In questo senso è interessante la riflessione di Heisenberg che dichiara l'impossibilità di esaurire la realtà all'interno di una teoria. Per il fisico tedesco una teoria può essere chiusa, come nel caso di quella newtoniana, ma non può essere completa perché inevitabilmente l'oggetto a cui si riferisce viene meno nelle sue interrelazioni interne, con gli oggetti che lo compongono, ed esterne, con gli oggetti che lo circondano.[16]
La condizione per comprendere la realtà è quindi necessariamente storica. Una storia cronica e sincronica allo stesso tempo che mostra come la realtà sia sempre in divenire: in altre parole è evento. Occorre ripensare il metodo che sta alla base del processo di intelligence a partire dall’evento e dalla sua eccezionalità, dalla sua capacità di generare il nuovo, il non ancora sperimentato.
Note
[1] Non è un caso che la rivista ufficiale dell'intelligence italiana si chiami Gnosis https://gnosis.aisi.gov.it/.
[2] Presidenza del Consiglio dei Ministri Glossario di intelligence. Il linguaggio degli organi informativi, Roma 2012. https://www.sicurezzanazionale.gov.it/sisr.nsf/wp-content/uploads/2013/12/Glossario-intelligence-2013.pdf
[3] Secondo la famosa definizione di Von Clausewitz «La tattica è dunque la dottrina dell’impiego delle forze armate nel combattimento, la strategia è la dottrina nell’uso dei combattimenti per lo scopo della guerra». Vedi in merito il classico del 1837 C. Clausewitz Della guerra, Einaudi, Torino 1998.
[4] C. Masci e L. Piacentini, L’Intelligence fra conflitti e mediazione, Cacucci Editore, Bari, 2010, pagg. 116- 123.
[5] Presidenza del Consiglio dei Ministri Glossario di intelligence.
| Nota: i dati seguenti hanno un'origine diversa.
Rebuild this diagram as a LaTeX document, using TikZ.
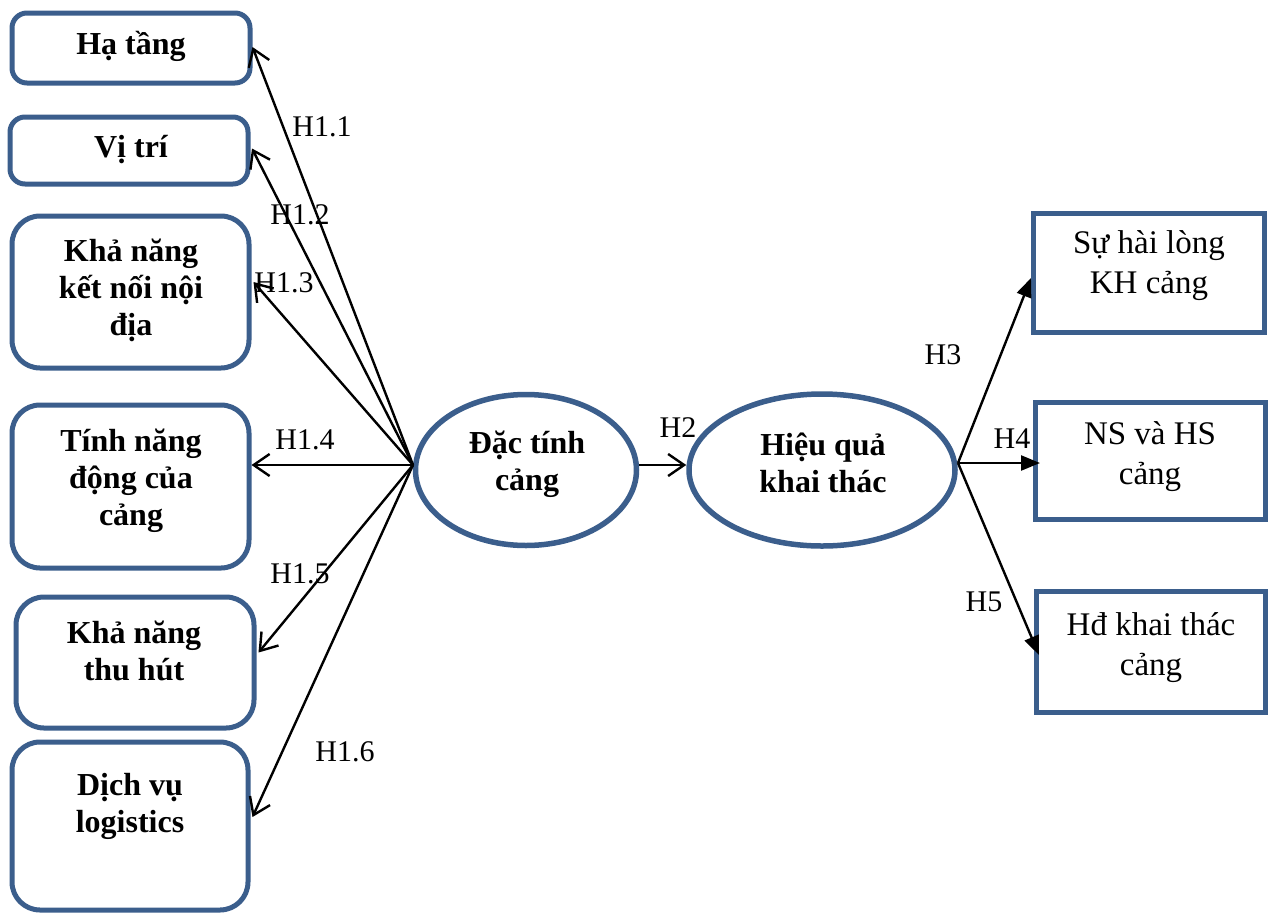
\documentclass[tikz,border=0pt]{standalone}
\usepackage{fontspec}
\setmainfont{Liberation Serif}
\usetikzlibrary{arrows.meta,shapes.geometric}
\definecolor{boxblue}{RGB}{59,94,140}
\begin{document}
\begin{tikzpicture}[x=1pt,y=-1pt,
  rbox/.style={draw=boxblue, line width=5pt, inner sep=0pt},
  sbox/.style={rbox, rounded corners=15pt},
  lbox/.style={rbox, rounded corners=28pt},
  ebox/.style={draw=boxblue, line width=5.5pt, ellipse, inner sep=0pt},
  btxt/.style={font=\fontsize{32}{37}\selectfont\bfseries, align=center, inner sep=0pt},
  rtxt/.style={font=\fontsize{33}{40}\selectfont, align=center, inner sep=0pt},
  lab/.style={font=\fontsize{30}{34}\selectfont, inner sep=0pt},
  larrow/.style={line width=2.4pt, -{Straight Barb[length=16pt,width=22pt,line width=2.4pt]}},
  rarrow/.style={line width=2.4pt, -{Triangle[length=19pt,width=15pt]}}]
\useasboundingbox (0,0) rectangle (1278,914);
% left boxes
\node[sbox, minimum width=238pt, minimum height=70pt] (b1) at (131,48) {};
\node[sbox, minimum width=238pt, minimum height=67pt] (b2) at (129,150.5) {};
\node[lbox, minimum width=237pt, minimum height=152pt] (b3) at (130.5,292) {};
\node[lbox, minimum width=237pt, minimum height=163pt] (b4) at (130.5,486.5) {};
\node[lbox, minimum width=238pt, minimum height=131pt] (b5) at (135,662.5) {};
\node[lbox, minimum width=236pt, minimum height=168pt] (b6) at (130,826) {};
\node[btxt] (t1) at (131,46) {Hạ tầng};
\node[btxt] (t2) at (131,150) {Vị trí};
\node[btxt] (t3) at (131,290) {Khả năng\\kết nối nội\\địa};
\node[btxt] (t4) at (131,481) {Tính năng\\động của\\cảng};
\node[btxt] (t5) at (134,651) {Khả năng\\thu hút};
\node[btxt] (t6) at (130,806) {Dịch vụ\\logistics};
% ellipses
\node[ebox, minimum width=221pt, minimum height=151pt] (e1) at (526,470) {};
\node[ebox, minimum width=266pt, minimum height=152pt] (e2) at (822,470) {};
\node[btxt] (te1) at (527,464) {Đặc tính\\cảng};
\node[btxt] (te2) at (823,463) {Hiệu quả\\khai thác};
% right boxes
\node[rbox, minimum width=231pt, minimum height=119pt] (r1) at (1149,273) {};
\node[rbox, minimum width=230pt, minimum height=117pt] (r2) at (1150.5,461) {};
\node[rbox, minimum width=229pt, minimum height=121pt] (r3) at (1151,652) {};
\node[rtxt] (tr1) at (1149,266) {Sự hài lòng\\KH cảng};
\node[rtxt] (tr2) at (1150,457) {NS và HS\\cảng};
\node[rtxt] (tr3) at (1151,648) {Hđ khai thác\\cảng};
% hubs
\coordinate (hub) at (413,465);
\coordinate (rhub) at (958,463);
% left connectors
\draw[larrow] (hub) -- ([yshift=1pt]b1.east);
\draw[larrow] (hub) -- ([xshift=1.5pt,yshift=2pt]b2.east);
\draw[larrow] (hub) -- ([xshift=2pt,yshift=10pt]b3.east);
\draw[larrow] (hub) -- (b4.east |- hub);
\draw[larrow] (hub) -- ([xshift=2pt,yshift=10pt]b5.east);
\draw[larrow] (hub) -- ([xshift=2pt,yshift=9pt]b6.east);
\draw[larrow] (e1.east |- hub) -- (e2.west |- hub);
% right connectors
\draw[rarrow] (rhub) -- ([yshift=-5pt]r1.west);
\draw[rarrow] (rhub) -- ([xshift=7pt]r2.west |- rhub);
\draw[rarrow] (rhub) -- ([xshift=5pt,yshift=-3pt]r3.west);
% labels
\node[lab] (l11) at (322,127) {H1.1};
\node[lab] (l12) at (300,215) {H1.2};
\node[lab] (l13) at (284,283) {H1.3};
\node[lab] (l14) at (305,440) {H1.4};
\node[lab] (l15) at (300,574) {H1.5};
\node[lab] (l16) at (345,752) {H1.6};
\node[lab] (l2) at (678,428) {H2};
\node[lab] (l3) at (943,355) {H3};
\node[lab] (l4) at (1012,439) {H4};
\node[lab] (l5) at (984,602) {H5};
\end{tikzpicture}
\end{document}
Il linguaggio degli organi informativi. Cit.
[6] Secondo i protocolli NATO, il ciclo di intelligence comprende le fasi di direzione, raccolta, elaborazione e diffusione, come delineato nell'AJP-2.1 (Allied Joint Doctrine for Intelligence, Surveillance and Reconnaissance). jadl.act.nato.int
[7] Ibidem.
[8] Vedi H. Butterfield Le origini della scienza moderna, Il Mulino, Bologna 1998.
[9] G. Soi, e D. Antiseri, Intelligence e metodo scientifico, Soveria Mannelli, Rubbettino, 2014.
[10] K. R. Popper, La teoria del pensiero oggettivo, in Conoscenza oggettiva, Armando, Roma, 1975, pag. 242.
[11] K. R. Popper, Il futuro è aperto, Milano, Bompiani, 2002. p. 62
[12] Ibidem pag. 75
[13] Ibidem pag. 40
[14] P. K. Feyerabend, Contro il metodo. Abbozzo di una teoria anarchica della conoscenza, Milano, Bompiani, 2011 pag.16
[15] R. Cartesio Opere filosofiche, vol I, Laterza, Roma-Bari 1998, p.303.
[16] Vedi W. Heisenberg, Il concetto di teoria chiusa nella scienza in Oltre le frontiere della scienza, Editori Riuniti, Roma 1984.